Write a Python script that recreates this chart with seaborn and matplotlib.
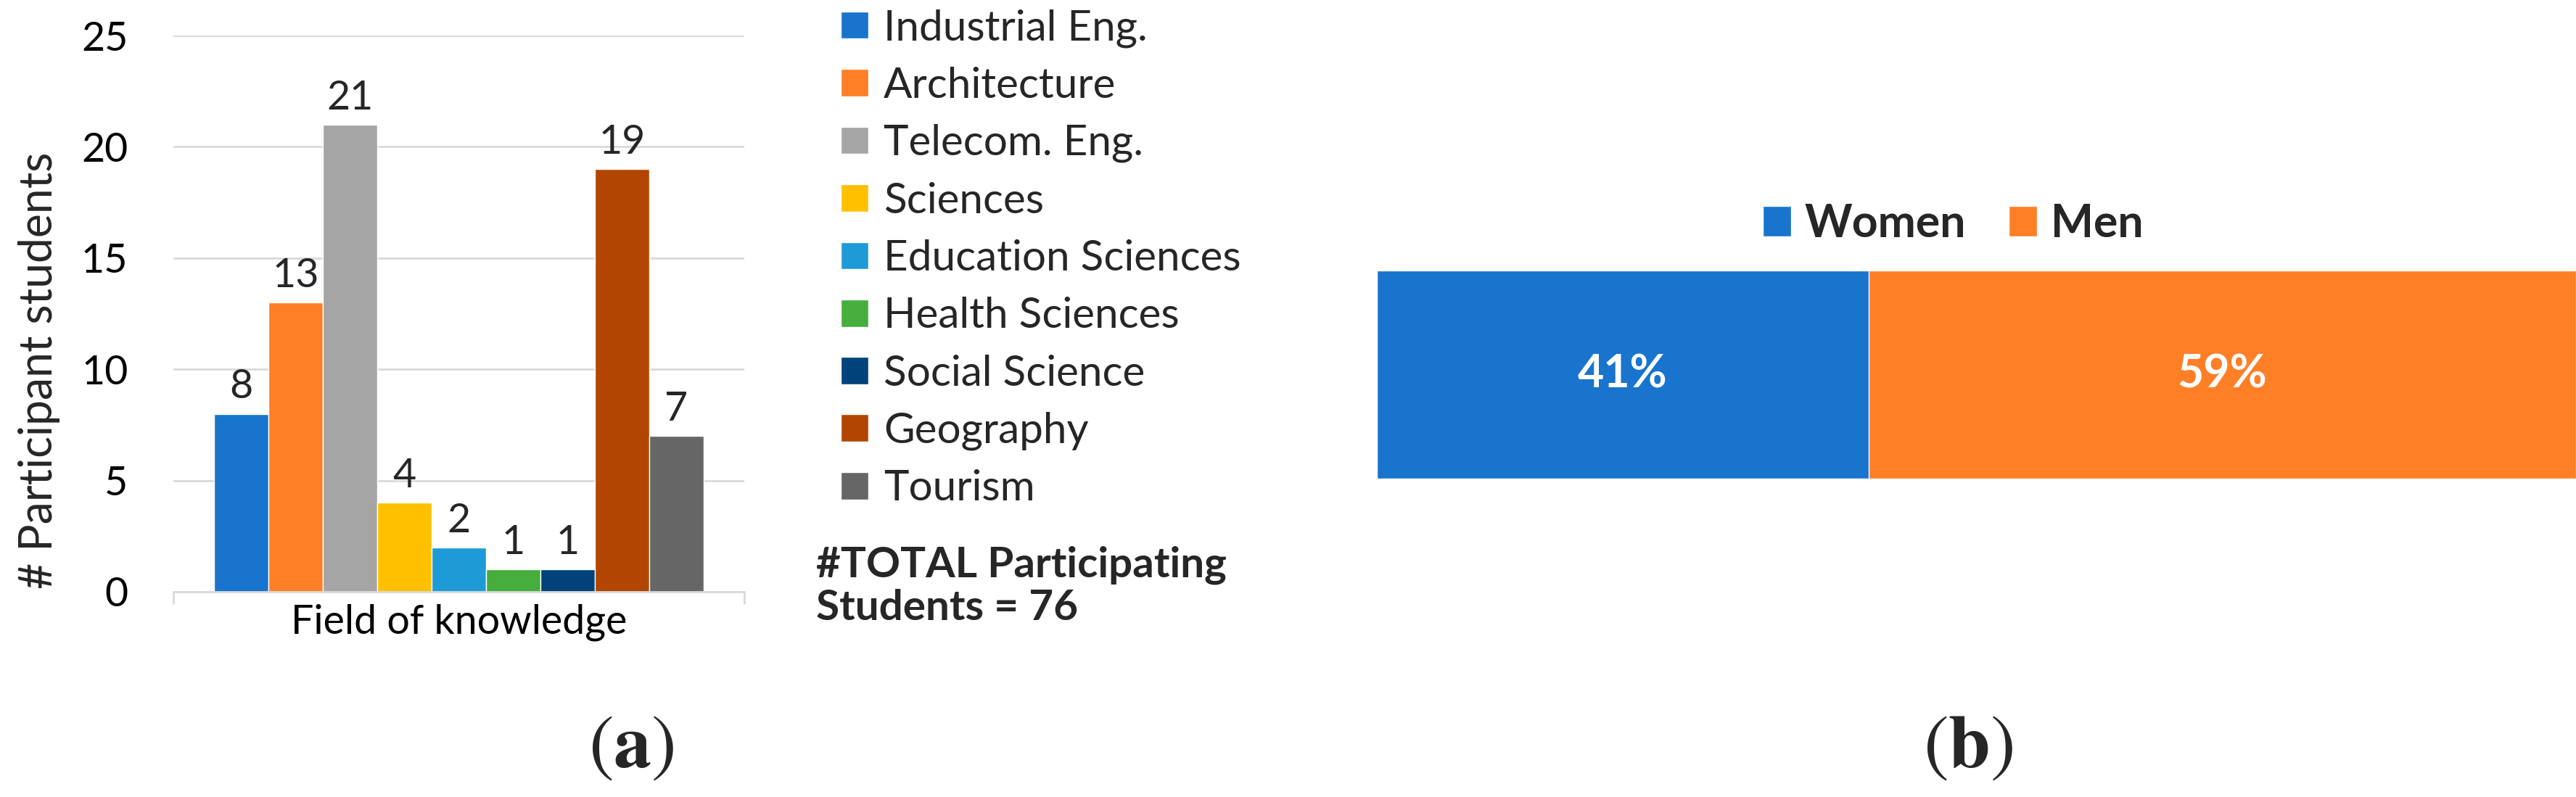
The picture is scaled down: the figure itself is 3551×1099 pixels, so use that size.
import numpy as np
import pandas as pd
import matplotlib
matplotlib.use("Agg")
import matplotlib.pyplot as plt
import seaborn as sns
from matplotlib.patches import Patch

# (a) students per field of knowledge
fields = ['Industrial Eng.', 'Architecture', 'Telecom. Eng.', 'Sciences',
          'Education Sciences', 'Health Sciences', 'Social Science',
          'Geography', 'Tourism']
students = [8, 13, 21, 4, 2, 1, 1, 19, 7]
field_colors = ['#1874CD', '#FF7F27', '#A5A5A5', '#FFC000', '#1E9BD7',
                '#45AE3D', '#00427A', '#B24500', '#666666']
group_name = 'Field of knowledge'
y_ticks = [0, 5, 10, 15, 20, 25]
total_students = 76

# (b) gender split
genders = ['Women', 'Men']
gender_pct = [41, 59]
gender_colors = ['#1874CD', '#FF7F27']

sns.set_theme(style='white')
plt.rcParams['font.family'] = ['Lato', 'DejaVu Sans']
plt.rcParams['mathtext.fontset'] = 'stix'

W, H = 3551, 1099
fig = plt.figure(figsize=(W / 100, H / 100), dpi=100)

# ---- left panel ----
ax1 = fig.add_axes([239 / W, 1 - 816 / H, (1026 - 239) / W, (816 - 49) / H])
df = pd.DataFrame({'group': group_name, 'field': fields, 'students': students})
sns.barplot(data=df, x='group', y='students', hue='field', hue_order=fields,
            palette=field_colors, width=0.857, gap=0, saturation=1,
            errorbar=None, legend=False, ax=ax1)
for c in ax1.containers:
    ax1.bar_label(c, fmt='%d', padding=8, fontsize=40)

ax1.set_ylim(0, 25)
ax1.set_yticks(y_ticks)
ax1.yaxis.grid(True, color='#D9D9D9', linewidth=2)
ax1.set_axisbelow(True)
for s in ['left', 'top', 'right']:
    ax1.spines[s].set_visible(False)
ax1.spines['bottom'].set_color('#D9D9D9')
ax1.spines['bottom'].set_linewidth(2)
ax1.tick_params(axis='y', length=0, pad=45, labelsize=40, colors='black')
ax1.tick_params(axis='x', which='major', length=0, pad=12, labelsize=40, colors='black')
ax1.set_xticks([-0.5, 0.5], minor=True)
ax1.tick_params(axis='x', which='minor', bottom=True, length=12, width=2, color='#D9D9D9')
ax1.set_xlabel('')
ax1.set_ylabel('# Participant students', fontsize=45)
ax1.yaxis.set_label_coords(-0.198, 0.398)

handles = [Patch(facecolor=c) for c in field_colors]
fig.legend(handles, fields, loc='upper left', bbox_to_anchor=(1159 / W, 1 - 12 / H),
           frameon=False, fontsize=42, handlelength=0.65, handleheight=0.62,
           handletextpad=0.36, labelspacing=0.45, borderpad=0, borderaxespad=0)

fig.text(1125 / W, 1 - 752 / H, f'#TOTAL Participating\nStudents = {total_students}',
         fontweight='bold', fontsize=42, ha='left', va='top', linespacing=1.15)

# ---- right panel ----
ax2 = fig.add_axes([1898 / W, 1 - 660 / H, (W - 1898) / W, (660 - 373) / H])
sns.barplot(x=[sum(gender_pct)], y=[''], orient='h', color=gender_colors[1],
            width=1, saturation=1, errorbar=None, ax=ax2)
sns.barplot(x=[gender_pct[0]], y=[''], orient='h', color=gender_colors[0],
            width=1, saturation=1, errorbar=None, ax=ax2)
ax2.set_xlim(0, sum(gender_pct))
ax2.axis('off')

lefts = np.cumsum([0] + gender_pct[:-1])
for left, p in zip(lefts, gender_pct):
    ax2.text(left + p / 2, 0, f'{p}%', color='white', fontweight='bold',
             fontsize=45, ha='center', va='center')

g_handles = [Patch(facecolor=c) for c in gender_colors]
fig.legend(g_handles, genders, loc='center', bbox_to_anchor=(2692 / W, 1 - 309 / H),
           ncol=2, frameon=False, prop={'weight': 'bold', 'size': 45},
           handlelength=0.62, handleheight=0.66, handletextpad=0.3,
           columnspacing=0.95, borderpad=0, borderaxespad=0)

# panel labels
fig.text(870 / W, 1 - 1030 / H, r'$(\mathbf{a})$', fontsize=75, ha='center', va='center')
fig.text(2713 / W, 1 - 1030 / H, r'$(\mathbf{b})$', fontsize=75, ha='center', va='center')

fig.savefig('out.png', dpi=100)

____

▸ TASK TO COMPLETE
Write out the listing above exactly as it stands, pictures excluded.

▸ FINAL RESULT
Write a Python script that recreates this chart with seaborn and matplotlib.
The picture is scaled down: the figure itself is 3551×1099 pixels, so use that size.
import numpy as np
import pandas as pd
import matplotlib
matplotlib.use("Agg")
import matplotlib.pyplot as plt
import seaborn as sns
from matplotlib.patches import Patch

# (a) students per field of knowledge
fields = ['Industrial Eng.', 'Architecture', 'Telecom. Eng.', 'Sciences',
          'Education Sciences', 'Health Sciences', 'Social Science',
          'Geography', 'Tourism']
students = [8, 13, 21, 4, 2, 1, 1, 19, 7]
field_colors = ['#1874CD', '#FF7F27', '#A5A5A5', '#FFC000', '#1E9BD7',
                '#45AE3D', '#00427A', '#B24500', '#666666']
group_name = 'Field of knowledge'
y_ticks = [0, 5, 10, 15, 20, 25]
total_students = 76

# (b) gender split
genders = ['Women', 'Men']
gender_pct = [41, 59]
gender_colors = ['#1874CD', '#FF7F27']

sns.set_theme(style='white')
plt.rcParams['font.family'] = ['Lato', 'DejaVu Sans']
plt.rcParams['mathtext.fontset'] = 'stix'

W, H = 3551, 1099
fig = plt.figure(figsize=(W / 100, H / 100), dpi=100)

# ---- left panel ----
ax1 = fig.add_axes([239 / W, 1 - 816 / H, (1026 - 239) / W, (816 - 49) / H])
df = pd.DataFrame({'group': group_name, 'field': fields, 'students': students})
sns.barplot(data=df, x='group', y='students', hue='field', hue_order=fields,
            palette=field_colors, width=0.857, gap=0, saturation=1,
            errorbar=None, legend=False, ax=ax1)
for c in ax1.containers:
    ax1.bar_label(c, fmt='%d', padding=8, fontsize=40)

ax1.set_ylim(0, 25)
ax1.set_yticks(y_ticks)
ax1.yaxis.grid(True, color='#D9D9D9', linewidth=2)
ax1.set_axisbelow(True)
for s in ['left', 'top', 'right']:
    ax1.spines[s].set_visible(False)
ax1.spines['bottom'].set_color('#D9D9D9')
ax1.spines['bottom'].set_linewidth(2)
ax1.tick_params(axis='y', length=0, pad=45, labelsize=40, colors='black')
ax1.tick_params(axis='x', which='major', length=0, pad=12, labelsize=40, colors='black')
ax1.set_xticks([-0.5, 0.5], minor=True)
ax1.tick_params(axis='x', which='minor', bottom=True, length=12, width=2, color='#D9D9D9')
ax1.set_xlabel('')
ax1.set_ylabel('# Participant students', fontsize=45)
ax1.yaxis.set_label_coords(-0.198, 0.398)

handles = [Patch(facecolor=c) for c in field_colors]
fig.legend(handles, fields, loc='upper left', bbox_to_anchor=(1159 / W, 1 - 12 / H),
           frameon=False, fontsize=42, handlelength=0.65, handleheight=0.62,
           handletextpad=0.36, labelspacing=0.45, borderpad=0, borderaxespad=0)

fig.text(1125 / W, 1 - 752 / H, f'#TOTAL Participating\nStudents = {total_students}',
         fontweight='bold', fontsize=42, ha='left', va='top', linespacing=1.15)

# ---- right panel ----
ax2 = fig.add_axes([1898 / W, 1 - 660 / H, (W - 1898) / W, (660 - 373) / H])
sns.barplot(x=[sum(gender_pct)], y=[''], orient='h', color=gender_colors[1],
            width=1, saturation=1, errorbar=None, ax=ax2)
sns.barplot(x=[gender_pct[0]], y=[''], orient='h', color=gender_colors[0],
            width=1, saturation=1, errorbar=None, ax=ax2)
ax2.set_xlim(0, sum(gender_pct))
ax2.axis('off')

lefts = np.cumsum([0] + gender_pct[:-1])
for left, p in zip(lefts, gender_pct):
    ax2.text(left + p / 2, 0, f'{p}%', color='white', fontweight='bold',
             fontsize=45, ha='center', va='center')

g_handles = [Patch(facecolor=c) for c in gender_colors]
fig.legend(g_handles, genders, loc='center', bbox_to_anchor=(2692 / W, 1 - 309 / H),
           ncol=2, frameon=False, prop={'weight': 'bold', 'size': 45},
           handlelength=0.62, handleheight=0.66, handletextpad=0.3,
           columnspacing=0.95, borderpad=0, borderaxespad=0)

# panel labels
fig.text(870 / W, 1 - 1030 / H, r'$(\mathbf{a})$', fontsize=75, ha='center', va='center')
fig.text(2713 / W, 1 - 1030 / H, r'$(\mathbf{b})$', fontsize=75, ha='center', va='center')

fig.savefig('out.png', dpi=100)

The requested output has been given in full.